La democracia tiene su historia como aspiración humana. Sería muy largo contarla. Consignas de la Revolución francesa —libertad e igualdad— son interdependientes. La democracia representativa tuvo una curva ascendente en la lenta conquista del sufragio universal, cuando los partidos políticos se apoyaban en programas que respondían a los intereses de determinados grupos sociales. Hoy el poder hegemónico se vale de métodos más sofisticados. Transita por la educación, la manipulación de los medios y la construcción de imaginarios. Momento cumbre, las campañas electorales exigen enormes inversiones con el consiguiente compromiso con los intereses involucrados.
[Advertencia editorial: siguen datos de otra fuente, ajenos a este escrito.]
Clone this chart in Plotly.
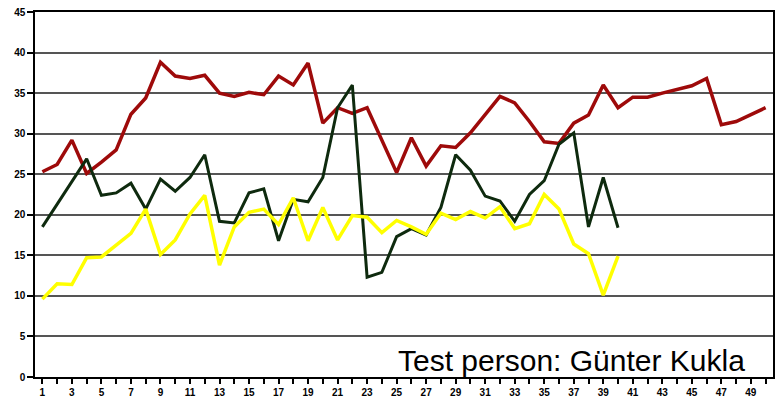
import plotly.graph_objects as go

x_red = list(range(1, 51))
red = [25.3, 26.2, 29.2, 25.1, 26.5, 28.0, 32.4, 34.4, 38.8, 37.1,
       36.8, 37.2, 35.0, 34.6, 35.1, 34.8, 37.1, 36.0, 38.7, 31.3,
       33.2, 32.5, 33.2, 29.2, 25.2, 29.5, 26.0, 28.5, 28.3, 30.1,
       32.3, 34.6, 33.8, 31.5, 29.0, 28.8, 31.3, 32.3, 36.0, 33.2,
       34.5, 34.5, 35.0, 35.5, 35.9, 36.8, 31.1, 31.5, 32.3, 33.2]

x_short = list(range(1, 41))
green = [18.5, 21.3, 24.1, 26.9, 22.4, 22.7, 23.9, 20.7, 24.4, 22.9,
         24.6, 27.4, 19.2, 19.0, 22.7, 23.2, 16.8, 21.9, 21.6, 24.6,
         33.2, 36.0, 12.3, 12.9, 17.3, 18.3, 17.5, 20.9, 27.4, 25.5,
         22.3, 21.7, 19.2, 22.5, 24.2, 28.7, 30.1, 18.5, 24.6, 18.4]
yellow = [9.6, 11.5, 11.4, 14.7, 14.8, 16.2, 17.7, 20.7, 15.1, 16.9,
          20.1, 22.4, 13.8, 18.5, 20.3, 20.7, 18.8, 22.1, 16.8, 20.9,
          16.9, 19.9, 19.7, 17.8, 19.3, 18.5, 17.6, 20.2, 19.4, 20.4,
          19.6, 21.0, 18.3, 18.9, 22.5, 20.7, 16.4, 15.2, 10.1, 14.9]

x_tickvals = list(range(1, 51))
x_ticktext = [str(v) if v % 2 == 1 else "" for v in x_tickvals]
y_tickvals = [0, 5, 10, 15, 20, 25, 30, 35, 40, 45]

fig = go.Figure()
fig.add_trace(go.Scatter(x=x_red, y=red, mode="lines",
                         line=dict(color="#9e0a0a", width=3.5)))
fig.add_trace(go.Scatter(x=x_short, y=green, mode="lines",
                         line=dict(color="#0e2a0e", width=3)))
fig.add_trace(go.Scatter(x=x_short, y=yellow, mode="lines",
                         line=dict(color="#ffff00", width=3.5)))

fig.add_annotation(text="Test person: Günter Kukla", xref="paper", yref="paper",
                   x=0.965, y=-0.005, xanchor="right", yanchor="bottom",
                   showarrow=False,
                   font=dict(family="Liberation Sans, Arial", size=30, color="#000000"))

fig.update_layout(
    width=775, height=400,
    margin=dict(l=35, r=2, t=12, b=23, autoexpand=False),
    paper_bgcolor="white", plot_bgcolor="white",
    showlegend=False,
    font=dict(family="Liberation Sans, Arial", color="#000000"),
    xaxis=dict(range=[0.5, 50.5], tickmode="array", tickvals=x_tickvals,
               ticktext=x_ticktext, ticks="outside", ticklen=5, tickwidth=1.5,
               tickcolor="#000", showgrid=False, zeroline=False, automargin=False,
               showline=True, linecolor="#000", linewidth=1.5, mirror=True,
               tickfont=dict(size=10, family="Liberation Sans, Arial", weight="bold"),
               tickangle=0),
    yaxis=dict(range=[0, 45], tickmode="array", tickvals=y_tickvals,
               ticks="outside", ticklen=6, tickwidth=1.5, tickcolor="#000",
               showgrid=True, gridcolor="#555555", gridwidth=1.5, zeroline=False,
               automargin=False,
               showline=True, linecolor="#000", linewidth=1.5, mirror=True,
               tickfont=dict(size=10, family="Liberation Sans, Arial", weight="bold")),
)

fig.write_html("out.html", config={"displayModeBar": False},
               post_script="document.body.style.margin='0';document.body.style.padding='0';")
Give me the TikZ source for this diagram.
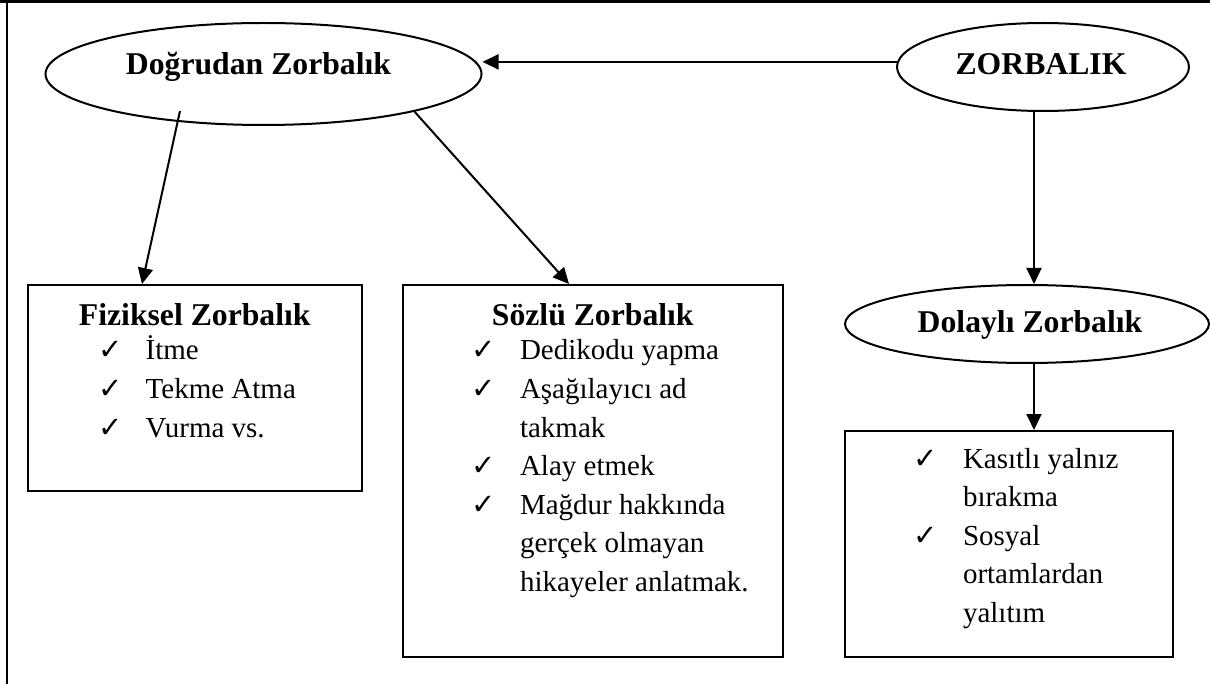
\documentclass[tikz,border=0pt]{standalone}
\usepackage{fontspec}
\setmainfont{Liberation Serif}
\newfontfamily\chkfont{DejaVu Sans}
\usetikzlibrary{arrows.meta,calc,shapes.geometric}
\begin{document}
\begin{tikzpicture}[x=1pt,y=-1pt,
  line width=2pt,
  arr/.style={-{Triangle[length=16pt,width=15pt]}},
  ell/.style={draw,ellipse,inner sep=0pt},
  box/.style={draw,rectangle,inner sep=0pt},
  ttl/.style={font=\fontsize{31.7}{38}\selectfont\bfseries, anchor=base, inner sep=0pt},
  itm/.style={font=\fontsize{29}{38}\selectfont, anchor=base west, inner sep=0pt},
  chk/.style={font=\chkfont\fontsize{29}{30}\selectfont, anchor=base west, inner sep=0pt},
]
\useasboundingbox (0,0) rectangle (1210,684);
% frame
\coordinate (fa) at (0,2);
\coordinate (fb) at (1210,2);
\coordinate (fc) at (7,2);
\coordinate (fd) at (7,684);
\draw[line width=3pt] (fa) -- (fb);
\draw[line width=2.5pt] (fc) -- (fd);

% ellipses
\node[ell, minimum width=436pt, minimum height=102pt] (dog) at (263.5,74) {};
\node[ell, minimum width=292pt, minimum height=88pt] (zor) at (1043,67) {};
\node[ell, minimum width=364pt, minimum height=78pt] (dolell) at (1027,324) {};

% boxes
\node[box, minimum width=333.5pt, minimum height=206pt] (fiz) at (194.75,388) {};
\node[box, minimum width=379.5pt, minimum height=372pt] (soz) at (592.75,471) {};
\node[box, minimum width=328pt, minimum height=226pt] (dolbox) at (1009,544) {};

% titles
\node[ttl] (tdog) at (258.5,75) {Doğrudan Zorbalık};
\node[ttl] (tzor) at (1041,75) {ZORBALIK};
\node[ttl] (tdol) at (1030,333) {Dolaylı Zorbalık};
\node[ttl] (tfiz) at (194.75,326) {Fiziksel Zorbalık};
\node[ttl] (tsoz) at (592.75,326) {Sözlü Zorbalık};

% Fiziksel items
\node[chk] (fc1) at (97,360) {✓};
\node[chk] (fc2) at (97,398.5) {✓};
\node[chk] (fc3) at (97,437) {✓};
\node[itm] (fi1) at (144.7,360) {İtme};
\node[itm] (fi2) at (144.7,398.5) {Tekme Atma};
\node[itm] (fi3) at (144.7,437) {Vurma vs.};

% Sozlu items
\node[chk] (sc1) at (470,360) {✓};
\node[chk] (sc2) at (470,398.5) {✓};
\node[chk] (sc3) at (470,475.5) {✓};
\node[chk] (sc4) at (470,514) {✓};
\node[itm] (si1) at (519,360) {Dedikodu yapma};
\node[itm] (si2) at (519,398.5) {Aşağılayıcı ad};
\node[itm] (si3) at (519,437) {takmak};
\node[itm] (si4) at (519,475.5) {Alay etmek};
\node[itm] (si5) at (519,514) {Mağdur hakkında};
\node[itm] (si6) at (519,552.5) {gerçek olmayan};
\node[itm] (si7) at (519,591) {hikayeler anlatmak.};

% Dolayli items
\node[chk] (dc1) at (912,468) {✓};
\node[chk] (dc2) at (912,545) {✓};
\node[itm] (di1) at (962,468) {Kasıtlı yalnız};
\node[itm] (di2) at (962,506.5) {bırakma};
\node[itm] (di3) at (962,545) {Sosyal};
\node[itm] (di4) at (962,583.5) {ortamlardan};
\node[itm] (di5) at (962,622) {yalıtım};

% connector end points
\coordinate (a1) at ($(dog.center)+(-83.5,37)$);
\coordinate (a2) at ($(fiz.north)+(-52.75,0)$);
\coordinate (b2) at ($(soz.north)+(-23.75,0)$);
\coordinate (z1) at ($(zor.south)+(-9,0)$);
\coordinate (z2) at (z1 |- dolell.north);
\coordinate (d1) at ($(dolell.south)+(7,0)$);
\coordinate (d2) at (d1 |- dolbox.north);

% connectors
\draw[arr] (zor.178) -- (zor.178 -| dog.east);
\draw[arr] (a1) -- (a2);
\draw[arr] (dog.-14) -- (b2);
\draw[arr] (z1) -- (z2);
\draw[arr] (d1) -- (d2);
\end{tikzpicture}
\end{document}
Haber vivido intensamente significa disponer de un acumulado de conocimientos y de una importante memoria afectiva. No he olvidado los años de la Segunda Guerra Mundial, cuando militares norteamericanos estaban estacionados en Cuba. Su club de oficiales estaba en las calles Cuba y Peña Pobre, a cuadra y media de mi casa. Mi memoria guarda el ruido de puertas y ventanas del vecindario, cerradas por precaución al paso de los soldados ebrios. A su regreso de la Europa recién liberada, un conocido empresario norteamericano radicado en Cuba mostraba su sorpresa ante la conducta de our american boys, aun en países que conformaron la alianza antifascista. El vínculo con el poder genera prepotencia e inficiona el alma de la gran mayoría. La relación civilizada que todos añoramos se apuntala en el respeto mutuo a las instituciones de países diversos, a la cultura de cada uno, al modo de concebir modelos de sociedad y a los valores amasados a través del tiempo.